## Exercise directions
Copy out the data below verbatim.

Start of Source material

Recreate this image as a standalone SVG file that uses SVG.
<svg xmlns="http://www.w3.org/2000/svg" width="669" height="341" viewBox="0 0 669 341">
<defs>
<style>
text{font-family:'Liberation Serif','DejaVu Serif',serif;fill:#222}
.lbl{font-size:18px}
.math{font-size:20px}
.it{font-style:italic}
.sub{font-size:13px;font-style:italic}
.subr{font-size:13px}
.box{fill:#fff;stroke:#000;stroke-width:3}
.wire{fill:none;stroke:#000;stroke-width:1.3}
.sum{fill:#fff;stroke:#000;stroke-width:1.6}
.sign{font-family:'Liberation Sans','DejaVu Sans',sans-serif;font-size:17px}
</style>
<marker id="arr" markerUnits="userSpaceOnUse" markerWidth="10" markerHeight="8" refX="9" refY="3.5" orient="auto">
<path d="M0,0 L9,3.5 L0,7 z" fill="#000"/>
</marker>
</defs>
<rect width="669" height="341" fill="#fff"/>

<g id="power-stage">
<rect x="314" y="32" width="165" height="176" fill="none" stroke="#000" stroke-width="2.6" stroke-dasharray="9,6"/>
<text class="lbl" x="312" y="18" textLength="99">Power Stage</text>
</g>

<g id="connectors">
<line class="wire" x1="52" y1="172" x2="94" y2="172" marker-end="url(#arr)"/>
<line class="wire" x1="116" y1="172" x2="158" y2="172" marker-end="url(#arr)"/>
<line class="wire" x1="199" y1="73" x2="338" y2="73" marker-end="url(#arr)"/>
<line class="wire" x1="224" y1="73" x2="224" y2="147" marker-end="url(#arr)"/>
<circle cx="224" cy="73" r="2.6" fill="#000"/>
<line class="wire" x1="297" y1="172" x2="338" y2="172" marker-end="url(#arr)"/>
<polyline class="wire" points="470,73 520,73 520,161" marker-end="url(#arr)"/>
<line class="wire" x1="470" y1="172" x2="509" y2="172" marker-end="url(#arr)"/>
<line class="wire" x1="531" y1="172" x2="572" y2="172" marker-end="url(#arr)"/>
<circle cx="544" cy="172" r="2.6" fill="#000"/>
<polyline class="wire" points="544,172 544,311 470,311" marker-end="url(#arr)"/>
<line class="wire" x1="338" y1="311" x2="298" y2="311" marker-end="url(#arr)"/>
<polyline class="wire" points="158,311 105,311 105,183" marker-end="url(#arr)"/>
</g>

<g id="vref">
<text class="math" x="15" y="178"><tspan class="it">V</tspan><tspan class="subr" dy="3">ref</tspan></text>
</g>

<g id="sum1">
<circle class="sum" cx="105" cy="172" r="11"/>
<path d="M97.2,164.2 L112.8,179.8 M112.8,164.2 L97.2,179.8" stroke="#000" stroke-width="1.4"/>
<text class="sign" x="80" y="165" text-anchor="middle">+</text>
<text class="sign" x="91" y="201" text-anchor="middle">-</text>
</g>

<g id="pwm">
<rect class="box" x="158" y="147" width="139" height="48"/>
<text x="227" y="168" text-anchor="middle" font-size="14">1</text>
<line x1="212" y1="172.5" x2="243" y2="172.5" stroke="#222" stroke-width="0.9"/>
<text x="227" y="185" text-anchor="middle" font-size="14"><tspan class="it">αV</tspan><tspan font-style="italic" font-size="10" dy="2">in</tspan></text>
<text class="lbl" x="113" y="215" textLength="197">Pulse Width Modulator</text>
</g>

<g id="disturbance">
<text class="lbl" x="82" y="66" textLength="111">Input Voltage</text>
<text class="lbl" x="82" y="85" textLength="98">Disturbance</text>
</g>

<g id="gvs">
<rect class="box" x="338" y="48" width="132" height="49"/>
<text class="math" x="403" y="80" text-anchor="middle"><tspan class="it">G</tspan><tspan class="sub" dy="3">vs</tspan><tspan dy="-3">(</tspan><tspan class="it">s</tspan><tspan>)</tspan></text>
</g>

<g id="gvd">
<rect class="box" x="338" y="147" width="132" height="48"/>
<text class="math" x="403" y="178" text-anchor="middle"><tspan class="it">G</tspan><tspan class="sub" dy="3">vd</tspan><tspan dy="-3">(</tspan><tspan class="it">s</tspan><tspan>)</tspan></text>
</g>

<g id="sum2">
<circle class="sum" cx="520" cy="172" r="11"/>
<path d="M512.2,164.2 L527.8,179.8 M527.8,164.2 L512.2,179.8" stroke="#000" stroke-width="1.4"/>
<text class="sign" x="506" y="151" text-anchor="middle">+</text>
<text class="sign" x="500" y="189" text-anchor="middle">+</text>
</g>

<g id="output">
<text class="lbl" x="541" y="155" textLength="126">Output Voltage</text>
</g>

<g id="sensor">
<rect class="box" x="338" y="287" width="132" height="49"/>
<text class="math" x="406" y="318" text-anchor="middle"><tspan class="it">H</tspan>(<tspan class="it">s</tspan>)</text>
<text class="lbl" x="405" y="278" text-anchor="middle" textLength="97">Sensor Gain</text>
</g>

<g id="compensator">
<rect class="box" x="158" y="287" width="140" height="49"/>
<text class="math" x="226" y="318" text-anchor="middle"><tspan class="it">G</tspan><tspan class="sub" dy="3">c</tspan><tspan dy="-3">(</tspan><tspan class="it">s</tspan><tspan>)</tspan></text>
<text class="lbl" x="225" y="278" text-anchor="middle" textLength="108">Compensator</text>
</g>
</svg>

End of Source material

## Exercise response
Recreate this image as a standalone SVG file that uses SVG.
<svg xmlns="http://www.w3.org/2000/svg" width="669" height="341" viewBox="0 0 669 341">
<defs>
<style>
text{font-family:'Liberation Serif','DejaVu Serif',serif;fill:#222}
.lbl{font-size:18px}
.math{font-size:20px}
.it{font-style:italic}
.sub{font-size:13px;font-style:italic}
.subr{font-size:13px}
.box{fill:#fff;stroke:#000;stroke-width:3}
.wire{fill:none;stroke:#000;stroke-width:1.3}
.sum{fill:#fff;stroke:#000;stroke-width:1.6}
.sign{font-family:'Liberation Sans','DejaVu Sans',sans-serif;font-size:17px}
</style>
<marker id="arr" markerUnits="userSpaceOnUse" markerWidth="10" markerHeight="8" refX="9" refY="3.5" orient="auto">
<path d="M0,0 L9,3.5 L0,7 z" fill="#000"/>
</marker>
</defs>
<rect width="669" height="341" fill="#fff"/>

<g id="power-stage">
<rect x="314" y="32" width="165" height="176" fill="none" stroke="#000" stroke-width="2.6" stroke-dasharray="9,6"/>
<text class="lbl" x="312" y="18" textLength="99">Power Stage</text>
</g>

<g id="connectors">
<line class="wire" x1="52" y1="172" x2="94" y2="172" marker-end="url(#arr)"/>
<line class="wire" x1="116" y1="172" x2="158" y2="172" marker-end="url(#arr)"/>
<line class="wire" x1="199" y1="73" x2="338" y2="73" marker-end="url(#arr)"/>
<line class="wire" x1="224" y1="73" x2="224" y2="147" marker-end="url(#arr)"/>
<circle cx="224" cy="73" r="2.6" fill="#000"/>
<line class="wire" x1="297" y1="172" x2="338" y2="172" marker-end="url(#arr)"/>
<polyline class="wire" points="470,73 520,73 520,161" marker-end="url(#arr)"/>
<line class="wire" x1="470" y1="172" x2="509" y2="172" marker-end="url(#arr)"/>
<line class="wire" x1="531" y1="172" x2="572" y2="172" marker-end="url(#arr)"/>
<circle cx="544" cy="172" r="2.6" fill="#000"/>
<polyline class="wire" points="544,172 544,311 470,311" marker-end="url(#arr)"/>
<line class="wire" x1="338" y1="311" x2="298" y2="311" marker-end="url(#arr)"/>
<polyline class="wire" points="158,311 105,311 105,183" marker-end="url(#arr)"/>
</g>

<g id="vref">
<text class="math" x="15" y="178"><tspan class="it">V</tspan><tspan class="subr" dy="3">ref</tspan></text>
</g>

<g id="sum1">
<circle class="sum" cx="105" cy="172" r="11"/>
<path d="M97.2,164.2 L112.8,179.8 M112.8,164.2 L97.2,179.8" stroke="#000" stroke-width="1.4"/>
<text class="sign" x="80" y="165" text-anchor="middle">+</text>
<text class="sign" x="91" y="201" text-anchor="middle">-</text>
</g>

<g id="pwm">
<rect class="box" x="158" y="147" width="139" height="48"/>
<text x="227" y="168" text-anchor="middle" font-size="14">1</text>
<line x1="212" y1="172.5" x2="243" y2="172.5" stroke="#222" stroke-width="0.9"/>
<text x="227" y="185" text-anchor="middle" font-size="14"><tspan class="it">αV</tspan><tspan font-style="italic" font-size="10" dy="2">in</tspan></text>
<text class="lbl" x="113" y="215" textLength="197">Pulse Width Modulator</text>
</g>

<g id="disturbance">
<text class="lbl" x="82" y="66" textLength="111">Input Voltage</text>
<text class="lbl" x="82" y="85" textLength="98">Disturbance</text>
</g>

<g id="gvs">
<rect class="box" x="338" y="48" width="132" height="49"/>
<text class="math" x="403" y="80" text-anchor="middle"><tspan class="it">G</tspan><tspan class="sub" dy="3">vs</tspan><tspan dy="-3">(</tspan><tspan class="it">s</tspan><tspan>)</tspan></text>
</g>

<g id="gvd">
<rect class="box" x="338" y="147" width="132" height="48"/>
<text class="math" x="403" y="178" text-anchor="middle"><tspan class="it">G</tspan><tspan class="sub" dy="3">vd</tspan><tspan dy="-3">(</tspan><tspan class="it">s</tspan><tspan>)</tspan></text>
</g>

<g id="sum2">
<circle class="sum" cx="520" cy="172" r="11"/>
<path d="M512.2,164.2 L527.8,179.8 M527.8,164.2 L512.2,179.8" stroke="#000" stroke-width="1.4"/>
<text class="sign" x="506" y="151" text-anchor="middle">+</text>
<text class="sign" x="500" y="189" text-anchor="middle">+</text>
</g>

<g id="output">
<text class="lbl" x="541" y="155" textLength="126">Output Voltage</text>
</g>

<g id="sensor">
<rect class="box" x="338" y="287" width="132" height="49"/>
<text class="math" x="406" y="318" text-anchor="middle"><tspan class="it">H</tspan>(<tspan class="it">s</tspan>)</text>
<text class="lbl" x="405" y="278" text-anchor="middle" textLength="97">Sensor Gain</text>
</g>

<g id="compensator">
<rect class="box" x="158" y="287" width="140" height="49"/>
<text class="math" x="226" y="318" text-anchor="middle"><tspan class="it">G</tspan><tspan class="sub" dy="3">c</tspan><tspan dy="-3">(</tspan><tspan class="it">s</tspan><tspan>)</tspan></text>
<text class="lbl" x="225" y="278" text-anchor="middle" textLength="108">Compensator</text>
</g>
</svg>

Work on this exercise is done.